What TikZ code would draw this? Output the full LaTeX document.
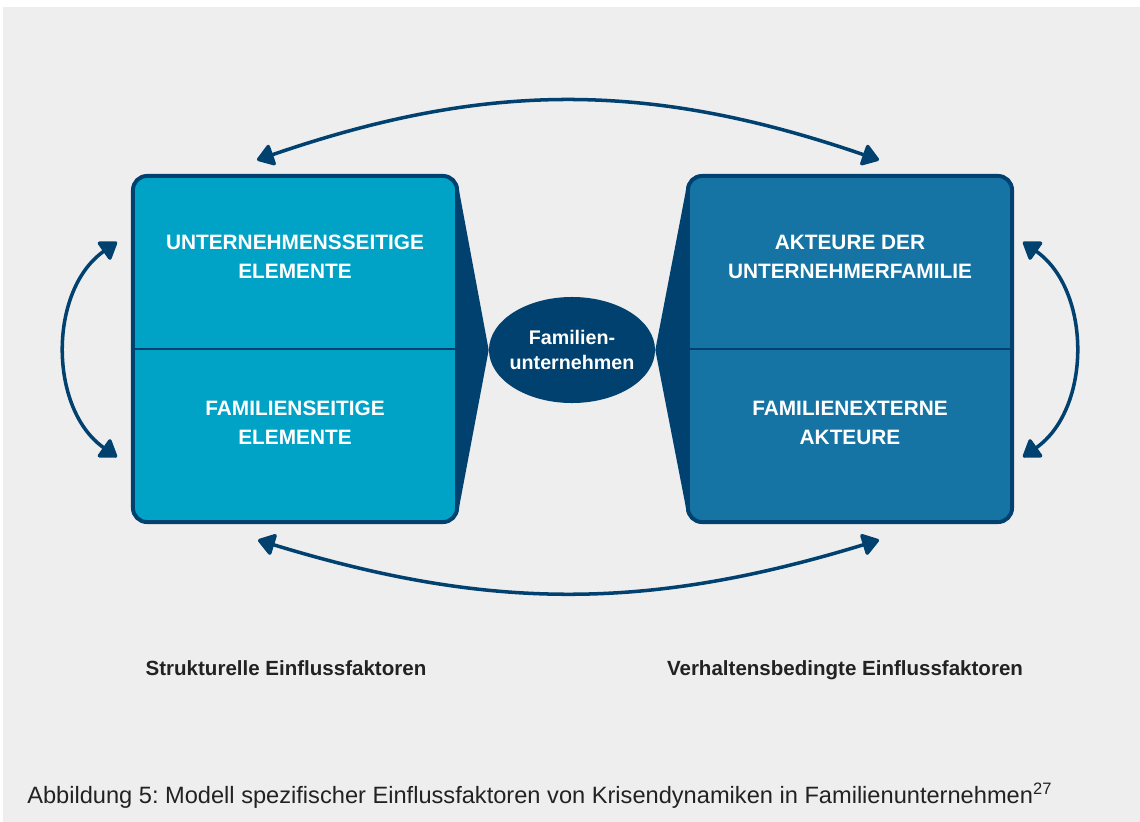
\documentclass[tikz,border=0pt]{standalone}
\usepackage{fontspec}
\setmainfont{Liberation Sans}
\usetikzlibrary{shapes.geometric, arrows.meta, calc}

\definecolor{navy}{HTML}{00416F}
\definecolor{cyanbox}{HTML}{00A3C6}
\definecolor{bluebox}{HTML}{1574A3}
\definecolor{bggray}{HTML}{EEEEEE}
\definecolor{textgray}{HTML}{222222}

\begin{document}
\frenchspacing
\begin{tikzpicture}[x=0.025cm, y=-0.025cm,
    factorbox/.style={draw=navy, line width=2.8pt, rounded corners=0.35cm,
        minimum width=8.1cm, minimum height=8.65cm},
    boxtext/.style={text=white, align=center,
        font=\bfseries\fontsize{14.8}{20.5}\selectfont},
    link/.style={draw=navy, line width=2.5pt, <->,
        >={Triangle[round, length=13pt, width=17pt]}},
    factorlabel/.style={anchor=base, text=textgray,
        font=\bfseries\fontsize{14.6}{17}\selectfont}]

    % background
    \useasboundingbox (0,0) rectangle (1140,822);
    \fill[white] (0,0) rectangle (1140,822);
    \fill[bggray] (3,7) rectangle (1140,822);

    % the two groups of factors
    \node[factorbox, fill=cyanbox] (struktur) at (295,349) {};
    \node[factorbox, fill=bluebox] (verhalten) at (850,349) {};
    \draw[navy, line width=2pt] (struktur.west) -- (struktur.east);
    \draw[navy, line width=2pt] (verhalten.west) -- (verhalten.east);

    \node[boxtext] (unternelem) at (295,257) {UNTERNEHMENSSEITIGE\\ELEMENTE};
    \node[boxtext] (famelem) at (295,423) {FAMILIENSEITIGE\\ELEMENTE};
    \node[boxtext] (akteure) at (850,257) {AKTEURE DER\\UNTERNEHMERFAMILIE};
    \node[boxtext] (extern) at (850,423) {FAMILIENEXTERNE\\AKTEURE};

    % family business in the middle
    \node[ellipse, fill=navy, minimum width=4.15cm, minimum height=2.65cm,
        inner xsep=-6pt, inner ysep=0pt,
        text=white, align=center, font=\bfseries\fontsize{14}{17.5}\selectfont]
        (kern) at (572,350) {Familien-\\unternehmen};

    \fill[navy] ($(struktur.north east)+(-1,11)$) -- (kern.west)
        -- ($(struktur.south east)+(-1,-11)$) -- cycle;
    \fill[navy] ($(verhalten.north west)+(1,11)$) -- (kern.east)
        -- ($(verhalten.south west)+(1,-11)$) -- cycle;

    % interactions
    \coordinate (topl) at (257,160);
    \coordinate (topr) at (879,160);
    \coordinate (botl) at (258,540);
    \coordinate (botr) at (879,540);
    \coordinate (lefta) at (117,242);
    \coordinate (leftb) at (117,457);
    \coordinate (righta) at (1023,242);
    \coordinate (rightb) at (1023,457);

    \draw[link] (topl) to[bend left=19] (topr);
    \draw[link] (botl) to[bend right=17] (botr);
    \draw[link] (lefta) to[bend right=55] (leftb);
    \draw[link] (righta) to[bend left=55] (rightb);

    \node[factorlabel] (strukturlabel) at (286,675) {Strukturelle Einflussfaktoren};
    \node[factorlabel] (verhaltenlabel) at (845,675) {Verhaltensbedingte Einflussfaktoren};

    \node[anchor=base west, text=textgray, inner sep=0pt,
        font=\fontsize{16.8}{20}\selectfont] (caption) at (27,803)
        {Abbildung 5: Modell spezifischer Einflussfaktoren von Krisendynamiken in Familienunternehmen\textsuperscript{27}};
\end{tikzpicture}
\end{document}
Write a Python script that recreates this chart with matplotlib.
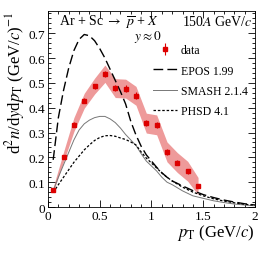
import matplotlib
matplotlib.use("Agg")
import matplotlib.pyplot as plt
from matplotlib.ticker import MultipleLocator
from matplotlib.lines import Line2D
import numpy as np

plt.rcParams['font.family'] = ['Liberation Serif', 'DejaVu Serif']
plt.rcParams['mathtext.fontset'] = 'stix'

# Data
pt_data = [0.05, 0.15, 0.25, 0.35, 0.45, 0.55, 0.65, 0.75, 0.85, 0.95, 1.05, 1.15, 1.25, 1.35, 1.45]
y_data = [0.070, 0.202, 0.332, 0.428, 0.487, 0.537, 0.479, 0.477, 0.448, 0.338, 0.331, 0.222, 0.179, 0.144, 0.084]
stat_err = [0.006, 0.008, 0.009, 0.010, 0.010, 0.012, 0.013, 0.014, 0.014, 0.013, 0.013, 0.012, 0.011, 0.010, 0.009]
sys_err = [0.010, 0.020, 0.028, 0.030, 0.032, 0.035, 0.038, 0.038, 0.038, 0.040, 0.040, 0.040, 0.040, 0.040, 0.035]

# Models
pt_epos = [0.05, 0.1, 0.15, 0.2, 0.25, 0.3, 0.35, 0.4, 0.45, 0.5, 0.55, 0.6, 0.65, 0.7, 0.75, 0.8, 0.85,
           0.9, 0.95, 1.0, 1.05, 1.1, 1.15, 1.2, 1.3, 1.4, 1.5, 1.6, 1.7, 1.8, 1.9, 2.0]
y_epos = [0.19, 0.36, 0.47, 0.56, 0.63, 0.675, 0.695, 0.69, 0.67, 0.638, 0.60, 0.555, 0.51, 0.465, 0.415, 0.345, 0.29,
          0.245, 0.21, 0.185, 0.16, 0.138, 0.12, 0.105, 0.085, 0.066, 0.05, 0.038, 0.028, 0.02, 0.013, 0.008]

pt_smash = [0.05, 0.1, 0.15, 0.2, 0.25, 0.3, 0.35, 0.4, 0.45, 0.5, 0.55, 0.6, 0.65, 0.7, 0.75, 0.8, 0.85,
            0.9, 0.95, 1.0, 1.05, 1.1, 1.15, 1.2, 1.3, 1.4, 1.5, 1.6, 1.7, 1.8, 1.9, 2.0]
y_smash = [0.065, 0.12, 0.17, 0.22, 0.27, 0.31, 0.335, 0.35, 0.36, 0.365, 0.365, 0.355, 0.34, 0.318, 0.292, 0.27, 0.248,
           0.215, 0.185, 0.165, 0.145, 0.12, 0.10, 0.09, 0.065, 0.045, 0.035, 0.025, 0.018, 0.012, 0.008, 0.005]

pt_phsd = [0.05, 0.1, 0.15, 0.2, 0.25, 0.3, 0.35, 0.4, 0.45, 0.5, 0.55, 0.6, 0.65, 0.7, 0.75, 0.8, 0.85,
           0.9, 0.95, 1.0, 1.05, 1.1, 1.15, 1.2, 1.3, 1.4, 1.5, 1.6, 1.7, 1.8, 1.9, 2.0]
y_phsd = [0.058, 0.09, 0.12, 0.15, 0.18, 0.205, 0.23, 0.25, 0.268, 0.28, 0.287, 0.288, 0.285, 0.278, 0.272, 0.262, 0.25,
          0.222, 0.197, 0.177, 0.157, 0.137, 0.12, 0.105, 0.08, 0.06, 0.045, 0.033, 0.024, 0.017, 0.011, 0.007]

x_ticks = [0, 0.5, 1, 1.5, 2]
x_ticklabels = ['0', '0.5', '1', '1.5', '2']
y_ticks = [0, 0.1, 0.2, 0.3, 0.4, 0.5, 0.6, 0.7]
y_ticklabels = ['0', '0.1', '0.2', '0.3', '0.4', '0.5', '0.6', '0.7']

fig = plt.figure(figsize=(2.66, 2.55), dpi=100)
ax = fig.add_axes([0.1805, 0.1843, 0.778, 0.769])

pd_ = np.array(pt_data); yd = np.array(y_data); se = np.array(sys_err)
ax.fill_between(pd_, yd - se, yd + se, color='#ee9a9a', lw=0, zorder=1)

ax.plot(pt_epos, y_epos, color='black', lw=1.0, dashes=(7, 3), zorder=2)
ax.plot(pt_smash, y_smash, color='#777777', lw=0.7, zorder=2)
ax.plot(pt_phsd, y_phsd, color='black', lw=0.9, dashes=(2, 1.5), zorder=2)
ax.errorbar(pt_data, y_data, yerr=stat_err, fmt='s', color='#dd0000', ms=3.2, elinewidth=0.8, capsize=0, zorder=3)

ax.set_xlim(0, 2)
ax.set_ylim(0, 0.79)
ax.xaxis.set_minor_locator(MultipleLocator(0.1))
ax.yaxis.set_minor_locator(MultipleLocator(0.02))
ax.set_yticks(y_ticks)
ax.set_yticklabels(y_ticklabels)
ax.set_xticks(x_ticks)
ax.set_xticklabels(x_ticklabels)
ax.tick_params(which='both', direction='in', top=True, right=True, labelsize=9.5, width=0.6, pad=2)
ax.tick_params(which='major', length=5)
ax.tick_params(which='minor', length=2.5)
for s in ax.spines.values():
    s.set_linewidth(0.6)

ax.set_xlabel(r'$p_{\mathrm{T}}$ (GeV/$c$)', fontsize=12, loc='right', labelpad=0)
ax.set_ylabel(r'd$^2n$/d$y$d$p_{\mathrm{T}}$ (GeV/$c$)$^{-1}$', fontsize=12, loc='top', labelpad=1)

ax.text(0.055, 0.95, r'Ar + Sc $\rightarrow$ $\overline{p}$ + $X$', transform=ax.transAxes, fontsize=10, va='center', ha='left')
ax.text(0.48, 0.87, r'$y \approx 0$', transform=ax.transAxes, fontsize=9.5, va='center', ha='center')
ax.text(0.99, 0.95, r'150$A$ GeV/$c$', transform=ax.transAxes, fontsize=10, va='center', ha='right')

h_data = ax.errorbar([], [], yerr=[], fmt='s', color='#dd0000', ms=3.2, elinewidth=0.8)
h_epos = Line2D([], [], color='black', lw=1.0, dashes=(7, 3))
h_smash = Line2D([], [], color='#777777', lw=0.7)
h_phsd = Line2D([], [], color='black', lw=0.9, dashes=(2, 1.5))
ax.legend([h_data, h_epos, h_smash, h_phsd], ['data', 'EPOS 1.99', 'SMASH 2.1.4', 'PHSD 4.1'],
          loc='upper left', bbox_to_anchor=(0.505, 0.83), frameon=False, fontsize=8.5,
          handlelength=2.1, handletextpad=0.3, labelspacing=0.7, borderaxespad=0, borderpad=0)

fig.savefig('out.png', dpi=100)
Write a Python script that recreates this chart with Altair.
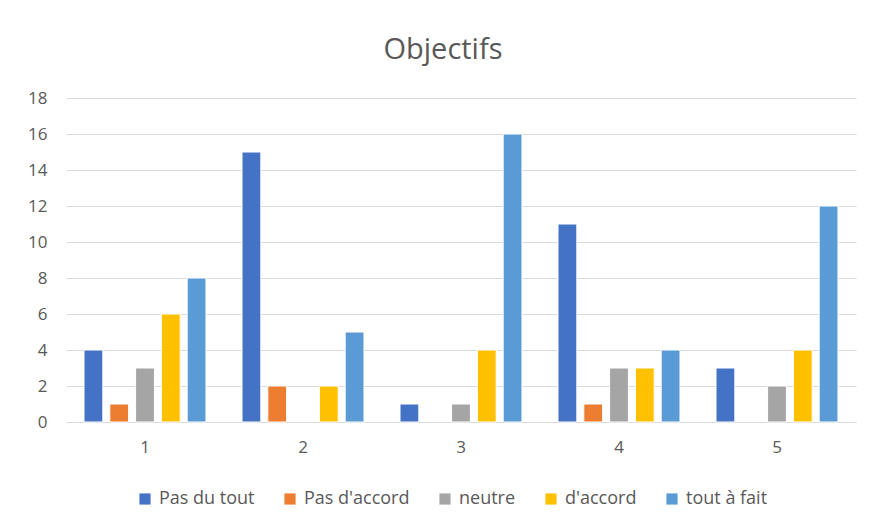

# [Problem to solve]
Nothing but the lines from the start of the records above through the line with "-- ($(verhalten.south west)+(1,-11)$)" should be retyped, each exactly as written; leave out all pictures.

# [Answer to the problem]
What TikZ code would draw this? Output the full LaTeX document.
\documentclass[tikz,border=0pt]{standalone}
\usepackage{fontspec}
\setmainfont{Liberation Sans}
\usetikzlibrary{shapes.geometric, arrows.meta, calc}

\definecolor{navy}{HTML}{00416F}
\definecolor{cyanbox}{HTML}{00A3C6}
\definecolor{bluebox}{HTML}{1574A3}
\definecolor{bggray}{HTML}{EEEEEE}
\definecolor{textgray}{HTML}{222222}

\begin{document}
\frenchspacing
\begin{tikzpicture}[x=0.025cm, y=-0.025cm,
    factorbox/.style={draw=navy, line width=2.8pt, rounded corners=0.35cm,
        minimum width=8.1cm, minimum height=8.65cm},
    boxtext/.style={text=white, align=center,
        font=\bfseries\fontsize{14.8}{20.5}\selectfont},
    link/.style={draw=navy, line width=2.5pt, <->,
        >={Triangle[round, length=13pt, width=17pt]}},
    factorlabel/.style={anchor=base, text=textgray,
        font=\bfseries\fontsize{14.6}{17}\selectfont}]

    % background
    \useasboundingbox (0,0) rectangle (1140,822);
    \fill[white] (0,0) rectangle (1140,822);
    \fill[bggray] (3,7) rectangle (1140,822);

    % the two groups of factors
    \node[factorbox, fill=cyanbox] (struktur) at (295,349) {};
    \node[factorbox, fill=bluebox] (verhalten) at (850,349) {};
    \draw[navy, line width=2pt] (struktur.west) -- (struktur.east);
    \draw[navy, line width=2pt] (verhalten.west) -- (verhalten.east);

    \node[boxtext] (unternelem) at (295,257) {UNTERNEHMENSSEITIGE\\ELEMENTE};
    \node[boxtext] (famelem) at (295,423) {FAMILIENSEITIGE\\ELEMENTE};
    \node[boxtext] (akteure) at (850,257) {AKTEURE DER\\UNTERNEHMERFAMILIE};
    \node[boxtext] (extern) at (850,423) {FAMILIENEXTERNE\\AKTEURE};

    % family business in the middle
    \node[ellipse, fill=navy, minimum width=4.15cm, minimum height=2.65cm,
        inner xsep=-6pt, inner ysep=0pt,
        text=white, align=center, font=\bfseries\fontsize{14}{17.5}\selectfont]
        (kern) at (572,350) {Familien-\\unternehmen};

    \fill[navy] ($(struktur.north east)+(-1,11)$) -- (kern.west)
        -- ($(struktur.south east)+(-1,-11)$) -- cycle;
    \fill[navy] ($(verhalten.north west)+(1,11)$) -- (kern.east)
        -- ($(verhalten.south west)+(1,-11)$) -- cycle;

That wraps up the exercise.